Identify the lines that contain the string "image" and report only how many there are.

_Extracted material_.
━━━━━━━━━━━━━━━━━━━━

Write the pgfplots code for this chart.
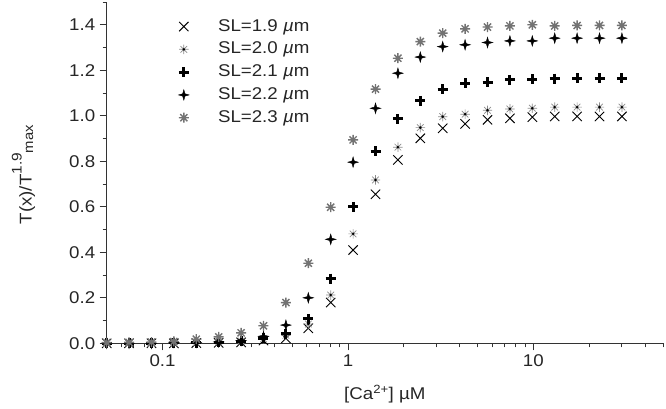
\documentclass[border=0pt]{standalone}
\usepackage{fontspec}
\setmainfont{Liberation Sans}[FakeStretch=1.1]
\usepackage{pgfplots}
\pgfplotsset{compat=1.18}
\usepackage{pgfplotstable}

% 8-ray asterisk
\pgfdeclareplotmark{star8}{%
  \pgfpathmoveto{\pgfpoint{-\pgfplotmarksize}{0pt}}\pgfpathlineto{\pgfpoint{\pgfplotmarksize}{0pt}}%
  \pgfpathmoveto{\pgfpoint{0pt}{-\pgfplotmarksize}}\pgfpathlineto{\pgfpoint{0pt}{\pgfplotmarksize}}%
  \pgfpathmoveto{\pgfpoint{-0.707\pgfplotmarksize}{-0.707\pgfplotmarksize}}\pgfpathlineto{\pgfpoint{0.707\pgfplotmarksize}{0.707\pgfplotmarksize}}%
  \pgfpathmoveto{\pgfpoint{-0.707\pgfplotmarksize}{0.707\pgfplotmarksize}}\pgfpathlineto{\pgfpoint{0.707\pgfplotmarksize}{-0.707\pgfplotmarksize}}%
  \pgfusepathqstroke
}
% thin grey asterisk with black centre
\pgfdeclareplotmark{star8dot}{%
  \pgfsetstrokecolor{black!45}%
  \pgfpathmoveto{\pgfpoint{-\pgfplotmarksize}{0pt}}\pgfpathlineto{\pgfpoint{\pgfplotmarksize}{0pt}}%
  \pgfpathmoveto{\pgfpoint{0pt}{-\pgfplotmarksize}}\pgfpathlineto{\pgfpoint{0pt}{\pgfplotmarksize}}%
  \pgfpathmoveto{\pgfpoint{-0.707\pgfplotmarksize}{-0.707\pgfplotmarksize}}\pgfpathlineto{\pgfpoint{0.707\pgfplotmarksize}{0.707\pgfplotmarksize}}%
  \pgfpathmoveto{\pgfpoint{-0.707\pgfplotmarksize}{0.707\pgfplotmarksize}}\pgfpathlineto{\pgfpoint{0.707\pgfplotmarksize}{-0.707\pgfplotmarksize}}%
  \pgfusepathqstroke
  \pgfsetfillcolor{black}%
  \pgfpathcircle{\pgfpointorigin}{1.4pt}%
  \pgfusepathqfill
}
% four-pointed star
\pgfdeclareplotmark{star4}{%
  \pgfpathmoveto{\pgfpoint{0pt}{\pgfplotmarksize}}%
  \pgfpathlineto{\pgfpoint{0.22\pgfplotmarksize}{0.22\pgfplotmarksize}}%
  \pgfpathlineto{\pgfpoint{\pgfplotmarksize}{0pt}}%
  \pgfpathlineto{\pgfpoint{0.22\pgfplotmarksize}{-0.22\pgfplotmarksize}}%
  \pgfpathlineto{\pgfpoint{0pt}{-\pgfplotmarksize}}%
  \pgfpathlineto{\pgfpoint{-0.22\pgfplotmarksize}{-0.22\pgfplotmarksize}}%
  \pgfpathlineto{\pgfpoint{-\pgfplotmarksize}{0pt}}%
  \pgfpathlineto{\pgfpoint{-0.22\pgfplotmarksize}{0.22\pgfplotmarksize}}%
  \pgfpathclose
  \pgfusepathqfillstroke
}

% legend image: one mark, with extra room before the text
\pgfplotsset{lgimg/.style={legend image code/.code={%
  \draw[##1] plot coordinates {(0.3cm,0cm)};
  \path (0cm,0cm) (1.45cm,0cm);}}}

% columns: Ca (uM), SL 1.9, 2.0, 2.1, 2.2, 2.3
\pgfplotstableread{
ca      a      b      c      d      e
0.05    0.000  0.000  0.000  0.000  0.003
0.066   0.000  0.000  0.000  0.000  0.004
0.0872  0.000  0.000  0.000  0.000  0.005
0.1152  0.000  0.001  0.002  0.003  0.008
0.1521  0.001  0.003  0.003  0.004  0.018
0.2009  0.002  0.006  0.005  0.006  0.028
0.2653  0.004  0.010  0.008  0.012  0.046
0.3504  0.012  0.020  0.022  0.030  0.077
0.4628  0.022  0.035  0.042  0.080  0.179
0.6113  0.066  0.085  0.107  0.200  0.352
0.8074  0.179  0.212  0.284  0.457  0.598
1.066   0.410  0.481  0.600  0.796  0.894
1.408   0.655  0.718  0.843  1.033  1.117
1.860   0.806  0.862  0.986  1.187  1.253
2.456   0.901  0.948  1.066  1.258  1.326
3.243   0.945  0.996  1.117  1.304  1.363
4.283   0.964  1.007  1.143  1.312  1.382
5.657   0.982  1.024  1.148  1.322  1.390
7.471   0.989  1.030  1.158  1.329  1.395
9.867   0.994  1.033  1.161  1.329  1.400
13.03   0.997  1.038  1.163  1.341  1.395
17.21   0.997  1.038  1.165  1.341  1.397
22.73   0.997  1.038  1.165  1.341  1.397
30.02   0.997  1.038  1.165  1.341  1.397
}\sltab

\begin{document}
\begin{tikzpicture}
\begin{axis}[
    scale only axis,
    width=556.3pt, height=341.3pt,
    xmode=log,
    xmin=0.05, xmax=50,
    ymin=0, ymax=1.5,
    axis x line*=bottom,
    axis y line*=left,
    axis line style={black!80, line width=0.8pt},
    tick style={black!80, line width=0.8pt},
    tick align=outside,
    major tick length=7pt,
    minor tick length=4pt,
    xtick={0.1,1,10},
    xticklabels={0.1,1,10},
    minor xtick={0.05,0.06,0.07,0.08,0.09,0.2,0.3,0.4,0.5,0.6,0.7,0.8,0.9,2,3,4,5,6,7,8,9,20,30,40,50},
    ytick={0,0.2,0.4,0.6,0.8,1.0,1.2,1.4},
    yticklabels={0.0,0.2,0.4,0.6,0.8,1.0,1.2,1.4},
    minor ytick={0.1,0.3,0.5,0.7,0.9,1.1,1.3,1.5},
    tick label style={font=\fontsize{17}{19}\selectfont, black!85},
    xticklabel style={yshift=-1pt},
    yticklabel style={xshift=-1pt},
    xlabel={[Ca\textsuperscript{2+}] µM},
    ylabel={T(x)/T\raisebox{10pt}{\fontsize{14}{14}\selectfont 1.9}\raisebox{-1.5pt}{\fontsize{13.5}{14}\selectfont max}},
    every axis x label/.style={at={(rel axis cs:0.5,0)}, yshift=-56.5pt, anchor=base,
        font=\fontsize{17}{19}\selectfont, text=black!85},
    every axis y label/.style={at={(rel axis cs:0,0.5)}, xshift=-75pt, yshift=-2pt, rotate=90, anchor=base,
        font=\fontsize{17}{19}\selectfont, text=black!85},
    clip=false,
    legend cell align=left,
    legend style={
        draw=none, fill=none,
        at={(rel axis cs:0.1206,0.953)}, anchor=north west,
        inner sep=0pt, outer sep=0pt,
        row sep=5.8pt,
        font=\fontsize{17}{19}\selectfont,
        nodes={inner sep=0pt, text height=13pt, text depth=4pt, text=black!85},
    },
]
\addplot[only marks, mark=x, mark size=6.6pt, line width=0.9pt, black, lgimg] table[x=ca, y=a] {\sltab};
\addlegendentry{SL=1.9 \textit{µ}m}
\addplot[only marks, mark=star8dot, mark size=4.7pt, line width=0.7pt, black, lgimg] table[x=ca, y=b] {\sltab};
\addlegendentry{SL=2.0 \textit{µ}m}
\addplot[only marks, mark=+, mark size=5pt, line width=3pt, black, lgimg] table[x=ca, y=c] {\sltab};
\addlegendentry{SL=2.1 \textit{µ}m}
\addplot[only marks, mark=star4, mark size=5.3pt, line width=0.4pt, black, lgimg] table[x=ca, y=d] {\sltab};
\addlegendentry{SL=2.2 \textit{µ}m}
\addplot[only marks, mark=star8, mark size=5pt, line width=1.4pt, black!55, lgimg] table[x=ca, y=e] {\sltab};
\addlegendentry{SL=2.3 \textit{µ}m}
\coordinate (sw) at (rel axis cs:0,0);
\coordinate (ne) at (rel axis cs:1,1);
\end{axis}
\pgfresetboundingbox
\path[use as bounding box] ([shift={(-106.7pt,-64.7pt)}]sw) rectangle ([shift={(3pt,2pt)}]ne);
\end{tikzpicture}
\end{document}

━━━━━━━━━━━━━━━━━━━━

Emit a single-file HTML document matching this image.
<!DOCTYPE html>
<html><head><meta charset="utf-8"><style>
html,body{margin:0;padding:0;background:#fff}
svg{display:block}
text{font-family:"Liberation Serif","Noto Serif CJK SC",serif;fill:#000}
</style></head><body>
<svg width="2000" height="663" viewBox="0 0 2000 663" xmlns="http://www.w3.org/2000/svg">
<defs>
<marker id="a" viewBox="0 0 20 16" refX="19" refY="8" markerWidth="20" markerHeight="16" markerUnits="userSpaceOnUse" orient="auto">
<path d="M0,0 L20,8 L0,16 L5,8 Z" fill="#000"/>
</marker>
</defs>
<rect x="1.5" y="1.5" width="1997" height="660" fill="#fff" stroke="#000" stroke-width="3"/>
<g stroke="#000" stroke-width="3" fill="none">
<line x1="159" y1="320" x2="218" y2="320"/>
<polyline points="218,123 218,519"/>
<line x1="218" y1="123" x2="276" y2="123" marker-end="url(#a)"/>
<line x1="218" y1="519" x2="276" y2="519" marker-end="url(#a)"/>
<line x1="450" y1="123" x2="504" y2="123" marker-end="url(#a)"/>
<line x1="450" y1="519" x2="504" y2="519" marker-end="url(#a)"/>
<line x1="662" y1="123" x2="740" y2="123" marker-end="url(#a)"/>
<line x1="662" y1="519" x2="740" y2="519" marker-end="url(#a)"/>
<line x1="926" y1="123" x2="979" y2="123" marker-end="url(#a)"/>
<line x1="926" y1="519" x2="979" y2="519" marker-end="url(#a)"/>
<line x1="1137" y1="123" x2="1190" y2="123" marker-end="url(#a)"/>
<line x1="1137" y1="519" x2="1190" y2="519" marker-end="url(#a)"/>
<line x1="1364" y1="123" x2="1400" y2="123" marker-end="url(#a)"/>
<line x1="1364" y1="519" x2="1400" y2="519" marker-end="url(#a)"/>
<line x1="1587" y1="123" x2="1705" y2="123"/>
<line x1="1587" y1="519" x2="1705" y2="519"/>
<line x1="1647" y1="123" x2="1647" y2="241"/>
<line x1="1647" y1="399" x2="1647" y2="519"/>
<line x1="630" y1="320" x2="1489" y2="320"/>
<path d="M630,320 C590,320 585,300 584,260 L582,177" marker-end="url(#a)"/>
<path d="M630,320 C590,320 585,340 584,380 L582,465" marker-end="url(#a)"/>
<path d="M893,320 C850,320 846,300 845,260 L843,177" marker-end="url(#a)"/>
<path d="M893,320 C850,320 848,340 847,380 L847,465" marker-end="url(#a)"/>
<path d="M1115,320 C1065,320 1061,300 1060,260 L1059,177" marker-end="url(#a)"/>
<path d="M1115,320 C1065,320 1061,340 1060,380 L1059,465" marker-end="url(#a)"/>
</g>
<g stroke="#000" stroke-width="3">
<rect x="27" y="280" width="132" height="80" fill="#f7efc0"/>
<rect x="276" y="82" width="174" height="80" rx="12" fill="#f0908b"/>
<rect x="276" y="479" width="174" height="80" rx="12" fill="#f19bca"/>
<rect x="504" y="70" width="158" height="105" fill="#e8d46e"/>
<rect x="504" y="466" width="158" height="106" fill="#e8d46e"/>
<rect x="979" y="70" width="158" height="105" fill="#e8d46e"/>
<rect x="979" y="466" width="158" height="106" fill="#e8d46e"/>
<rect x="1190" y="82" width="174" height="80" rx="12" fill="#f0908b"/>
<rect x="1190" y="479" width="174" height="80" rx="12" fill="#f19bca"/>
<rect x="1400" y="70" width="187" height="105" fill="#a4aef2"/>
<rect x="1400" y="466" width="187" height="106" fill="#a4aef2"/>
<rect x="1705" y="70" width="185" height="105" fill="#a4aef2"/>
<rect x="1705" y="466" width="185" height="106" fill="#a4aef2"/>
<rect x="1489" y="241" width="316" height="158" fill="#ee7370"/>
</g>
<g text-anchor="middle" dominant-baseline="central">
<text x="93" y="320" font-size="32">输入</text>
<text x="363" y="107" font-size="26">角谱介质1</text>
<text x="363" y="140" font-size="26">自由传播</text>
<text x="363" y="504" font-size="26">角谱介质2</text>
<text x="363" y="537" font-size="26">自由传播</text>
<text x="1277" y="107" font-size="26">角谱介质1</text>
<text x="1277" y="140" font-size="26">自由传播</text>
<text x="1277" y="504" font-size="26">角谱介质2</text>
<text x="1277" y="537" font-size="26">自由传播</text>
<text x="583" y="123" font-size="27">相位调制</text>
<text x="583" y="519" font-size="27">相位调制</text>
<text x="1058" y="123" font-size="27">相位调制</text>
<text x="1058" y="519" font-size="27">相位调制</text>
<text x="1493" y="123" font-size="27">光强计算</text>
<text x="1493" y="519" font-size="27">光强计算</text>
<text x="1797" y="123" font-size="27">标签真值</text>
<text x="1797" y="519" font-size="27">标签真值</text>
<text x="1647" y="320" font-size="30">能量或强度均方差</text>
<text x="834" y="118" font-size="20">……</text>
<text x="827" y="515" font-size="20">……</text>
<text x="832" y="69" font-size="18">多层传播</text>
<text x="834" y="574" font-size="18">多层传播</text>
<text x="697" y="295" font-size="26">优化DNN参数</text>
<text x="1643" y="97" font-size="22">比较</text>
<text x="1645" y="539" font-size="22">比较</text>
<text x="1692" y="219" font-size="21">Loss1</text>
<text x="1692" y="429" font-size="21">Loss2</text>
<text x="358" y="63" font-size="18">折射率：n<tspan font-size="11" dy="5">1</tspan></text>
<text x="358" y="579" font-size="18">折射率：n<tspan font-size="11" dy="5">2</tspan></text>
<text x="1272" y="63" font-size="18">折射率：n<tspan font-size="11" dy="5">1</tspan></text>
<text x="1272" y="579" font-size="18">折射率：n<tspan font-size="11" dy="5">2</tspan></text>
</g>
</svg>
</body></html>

━━━━━━━━━━━━━━━━━━━━

_Written response_. 3